The Criticality of Vendor Bank Account Verification
In accounts payable, guarding against fraud is like visiting a big city. Scammers are looking for you. New York City is one of the greatest and safest cities in the world. But take a tip from the natives, the guidebooks and even the Metropolitan Museum of Art (see George de La Tour’s painting “The Fortune Teller”)—there are people on the streets trying to separate you from your money.
There are ticket scams, unofficial cabs, “cheap” subway MetroCards, the CD or monk scams and the sidewalk three-card monte, in which not only is it impossible for you to win the bet, but someone is probably picking your pocket as you focus on the action.
Accounts payable faces a similar array of schemes. Perpetrators can include employees or vendors or phony vendors, and their methods include billing fraud, check fraud, reimbursement fraud, kickbacks and — ACH fraud. Reportedly 82 percent of organizations report attempted or successful payment fraud. Hence the criticality of internal controls and audits.
BEC and Vendor Bank Accounts
Hustlers never rest, and with new technologies come new schemes. New schemes demand new controls. For example, criminals now target electronic payments using new and convincing approaches via cyberspace. Specifically, business email compromise or BEC has proven lucrative for the savvy and patient perp. And like three-car monte, it’s a confidence trick.
AP staff are becoming more careful about unusual emails from CFOs or CEOs ordering urgent wire payments to an entity. But there’s another approach that can be harder to spot: regular vendor email communications. These are difficult because cybercriminals are both sophisticated and patient. For example, a scammer can infiltrate one of your vendors through BEC. Once in, the crook will patiently observe business communications and gather intelligence.
Once the criminal knows the pattern and tone of communications and invoice timing, he can spoof an email from the vendor or even intercept and alter an email from the vendor to your organization. The email might deliver a typical-looking invoice, conveniently including bank account information for electronic payment. Or it might be a convincing request to update banking information, which, when complied with, will lead to you paying the perpetrator instead of the vendor when you make the next payment.
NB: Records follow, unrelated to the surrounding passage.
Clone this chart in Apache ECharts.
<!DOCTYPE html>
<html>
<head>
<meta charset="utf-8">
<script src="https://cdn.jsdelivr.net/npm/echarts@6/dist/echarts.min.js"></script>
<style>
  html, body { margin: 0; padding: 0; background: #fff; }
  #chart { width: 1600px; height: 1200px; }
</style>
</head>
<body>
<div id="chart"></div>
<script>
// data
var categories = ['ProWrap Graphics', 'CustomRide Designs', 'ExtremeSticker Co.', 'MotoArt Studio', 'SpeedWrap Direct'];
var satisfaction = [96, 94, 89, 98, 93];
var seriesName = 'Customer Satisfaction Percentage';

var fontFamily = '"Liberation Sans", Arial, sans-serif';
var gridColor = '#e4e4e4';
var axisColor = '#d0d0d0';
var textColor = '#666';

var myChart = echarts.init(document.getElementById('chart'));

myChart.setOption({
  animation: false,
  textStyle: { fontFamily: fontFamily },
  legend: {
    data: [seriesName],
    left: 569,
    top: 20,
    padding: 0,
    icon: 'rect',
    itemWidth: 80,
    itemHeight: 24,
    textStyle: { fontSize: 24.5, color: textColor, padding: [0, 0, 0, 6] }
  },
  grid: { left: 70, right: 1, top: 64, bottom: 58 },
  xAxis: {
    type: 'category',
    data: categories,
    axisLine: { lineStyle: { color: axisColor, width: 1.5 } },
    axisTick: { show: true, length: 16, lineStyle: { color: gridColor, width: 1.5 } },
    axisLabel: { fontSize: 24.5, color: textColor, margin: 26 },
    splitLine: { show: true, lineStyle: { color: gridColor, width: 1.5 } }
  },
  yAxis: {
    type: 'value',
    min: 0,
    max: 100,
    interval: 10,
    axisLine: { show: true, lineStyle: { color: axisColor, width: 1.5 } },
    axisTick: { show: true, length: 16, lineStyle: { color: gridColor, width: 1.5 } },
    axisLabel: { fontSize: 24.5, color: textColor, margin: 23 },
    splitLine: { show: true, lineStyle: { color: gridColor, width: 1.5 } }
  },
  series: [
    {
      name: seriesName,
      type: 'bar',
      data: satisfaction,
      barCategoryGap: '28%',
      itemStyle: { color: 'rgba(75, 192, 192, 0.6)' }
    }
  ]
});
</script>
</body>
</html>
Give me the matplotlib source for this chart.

How to prevent paying the wrong party
What can accounts payable do? Many AP departments have control policies for verifying vendor bank account information, especially change requests. But those controls may be manual, such as making a phone call, and may not always be followed. Or sheer volume might prevent running down every vendor account. But AP needs to follow the controls every time, verifying the routing and account numbers and the actual account owner.
Third-party services can help organizations stay ahead of fraudsters. They automate bank account verification and provide 100 percent coverage (all vendors) in real-time, verifying the account owner, account number and routing number. So, AP can pay confidently.
Verifying vendors’ ownership and initial and subsequent bank routing and account numbers is critical to avoid fraud and even simple errors. Through automation, AP can verify all vendors, not just the large ones or whichever they manage to squeeze in time to review. Such systems automatically access bank databases, providing AP the necessary validation, and warning of any fallacious accounts.
Automated bank account ownership verification has become an essential best practice to avoid fraud.